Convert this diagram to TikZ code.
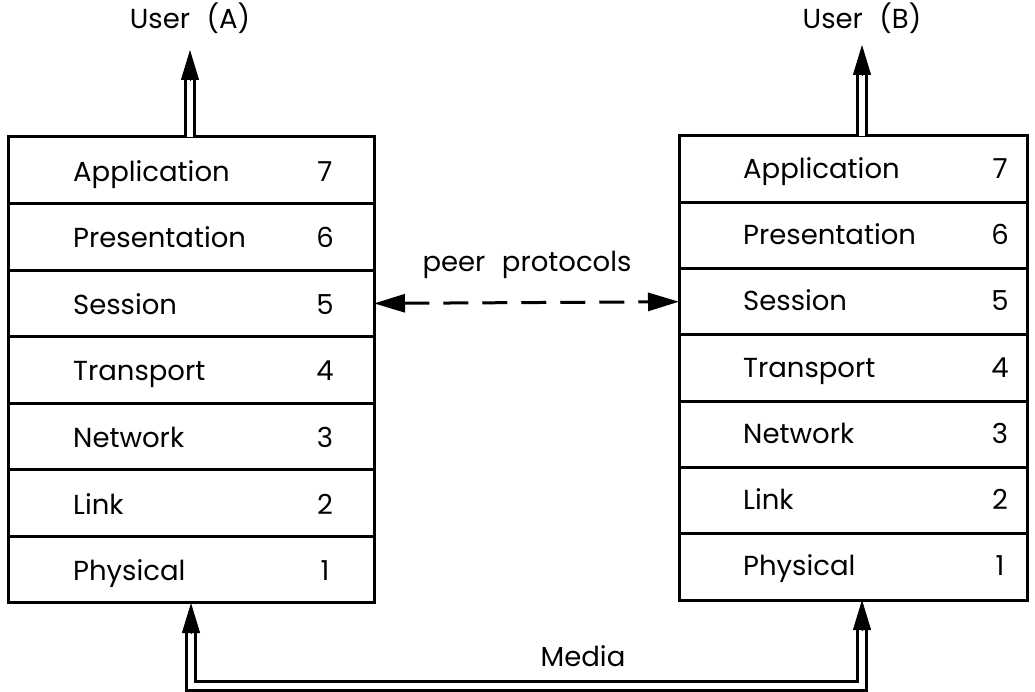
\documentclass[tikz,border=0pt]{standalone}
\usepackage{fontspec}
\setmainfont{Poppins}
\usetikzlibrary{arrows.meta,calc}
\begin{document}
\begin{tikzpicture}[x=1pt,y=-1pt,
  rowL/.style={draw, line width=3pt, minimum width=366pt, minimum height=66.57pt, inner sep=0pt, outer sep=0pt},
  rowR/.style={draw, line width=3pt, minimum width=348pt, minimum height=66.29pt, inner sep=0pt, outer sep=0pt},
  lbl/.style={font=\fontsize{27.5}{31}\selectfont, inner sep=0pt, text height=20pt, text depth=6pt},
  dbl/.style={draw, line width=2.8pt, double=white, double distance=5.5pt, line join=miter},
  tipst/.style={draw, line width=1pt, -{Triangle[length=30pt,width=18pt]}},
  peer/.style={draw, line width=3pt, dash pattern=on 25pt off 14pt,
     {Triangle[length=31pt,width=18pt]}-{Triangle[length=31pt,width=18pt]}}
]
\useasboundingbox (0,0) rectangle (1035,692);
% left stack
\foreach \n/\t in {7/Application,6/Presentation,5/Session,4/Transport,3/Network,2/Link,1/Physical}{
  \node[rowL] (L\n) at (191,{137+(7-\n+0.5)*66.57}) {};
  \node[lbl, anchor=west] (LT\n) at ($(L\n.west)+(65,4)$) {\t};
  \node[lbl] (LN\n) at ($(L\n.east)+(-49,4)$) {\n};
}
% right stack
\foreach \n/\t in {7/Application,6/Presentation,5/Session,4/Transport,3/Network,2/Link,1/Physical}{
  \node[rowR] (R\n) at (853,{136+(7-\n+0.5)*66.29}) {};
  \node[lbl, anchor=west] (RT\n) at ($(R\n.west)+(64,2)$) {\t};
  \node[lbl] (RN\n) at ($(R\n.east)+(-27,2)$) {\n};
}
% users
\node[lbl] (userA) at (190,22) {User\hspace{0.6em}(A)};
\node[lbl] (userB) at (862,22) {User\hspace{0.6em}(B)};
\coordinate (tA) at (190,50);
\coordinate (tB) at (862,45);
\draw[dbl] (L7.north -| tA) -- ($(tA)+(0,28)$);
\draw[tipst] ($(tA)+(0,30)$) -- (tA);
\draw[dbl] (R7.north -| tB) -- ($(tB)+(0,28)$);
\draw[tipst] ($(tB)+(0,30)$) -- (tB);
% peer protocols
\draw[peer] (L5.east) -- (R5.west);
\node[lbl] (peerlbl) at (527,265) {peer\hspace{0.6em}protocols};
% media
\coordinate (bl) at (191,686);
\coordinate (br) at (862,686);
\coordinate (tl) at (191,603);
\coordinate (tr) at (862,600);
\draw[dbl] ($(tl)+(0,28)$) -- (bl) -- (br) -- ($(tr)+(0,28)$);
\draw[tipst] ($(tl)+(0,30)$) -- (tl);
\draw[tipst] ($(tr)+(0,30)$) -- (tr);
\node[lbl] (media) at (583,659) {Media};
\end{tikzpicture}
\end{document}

Written exercise =
Using the data above, print every line exactly, omitting pictures.

Task result =
Convert this diagram to TikZ code.
\documentclass[tikz,border=0pt]{standalone}
\usepackage{fontspec}
\setmainfont{Poppins}
\usetikzlibrary{arrows.meta,calc}
\begin{document}
\begin{tikzpicture}[x=1pt,y=-1pt,
  rowL/.style={draw, line width=3pt, minimum width=366pt, minimum height=66.57pt, inner sep=0pt, outer sep=0pt},
  rowR/.style={draw, line width=3pt, minimum width=348pt, minimum height=66.29pt, inner sep=0pt, outer sep=0pt},
  lbl/.style={font=\fontsize{27.5}{31}\selectfont, inner sep=0pt, text height=20pt, text depth=6pt},
  dbl/.style={draw, line width=2.8pt, double=white, double distance=5.5pt, line join=miter},
  tipst/.style={draw, line width=1pt, -{Triangle[length=30pt,width=18pt]}},
  peer/.style={draw, line width=3pt, dash pattern=on 25pt off 14pt,
     {Triangle[length=31pt,width=18pt]}-{Triangle[length=31pt,width=18pt]}}
]
\useasboundingbox (0,0) rectangle (1035,692);
% left stack
\foreach \n/\t in {7/Application,6/Presentation,5/Session,4/Transport,3/Network,2/Link,1/Physical}{
  \node[rowL] (L\n) at (191,{137+(7-\n+0.5)*66.57}) {};
  \node[lbl, anchor=west] (LT\n) at ($(L\n.west)+(65,4)$) {\t};
  \node[lbl] (LN\n) at ($(L\n.east)+(-49,4)$) {\n};
}
% right stack
\foreach \n/\t in {7/Application,6/Presentation,5/Session,4/Transport,3/Network,2/Link,1/Physical}{
  \node[rowR] (R\n) at (853,{136+(7-\n+0.5)*66.29}) {};
  \node[lbl, anchor=west] (RT\n) at ($(R\n.west)+(64,2)$) {\t};
  \node[lbl] (RN\n) at ($(R\n.east)+(-27,2)$) {\n};
}
% users
\node[lbl] (userA) at (190,22) {User\hspace{0.6em}(A)};
\node[lbl] (userB) at (862,22) {User\hspace{0.6em}(B)};
\coordinate (tA) at (190,50);
\coordinate (tB) at (862,45);
\draw[dbl] (L7.north -| tA) -- ($(tA)+(0,28)$);
\draw[tipst] ($(tA)+(0,30)$) -- (tA);
\draw[dbl] (R7.north -| tB) -- ($(tB)+(0,28)$);
\draw[tipst] ($(tB)+(0,30)$) -- (tB);
% peer protocols
\draw[peer] (L5.east) -- (R5.west);
\node[lbl] (peerlbl) at (527,265) {peer\hspace{0.6em}protocols};
% media
\coordinate (bl) at (191,686);
\coordinate (br) at (862,686);
\coordinate (tl) at (191,603);
\coordinate (tr) at (862,600);
\draw[dbl] ($(tl)+(0,28)$) -- (bl) -- (br) -- ($(tr)+(0,28)$);
\draw[tipst] ($(tl)+(0,30)$) -- (tl);
\draw[tipst] ($(tr)+(0,30)$) -- (tr);
\node[lbl] (media) at (583,659) {Media};
\end{tikzpicture}
\end{document}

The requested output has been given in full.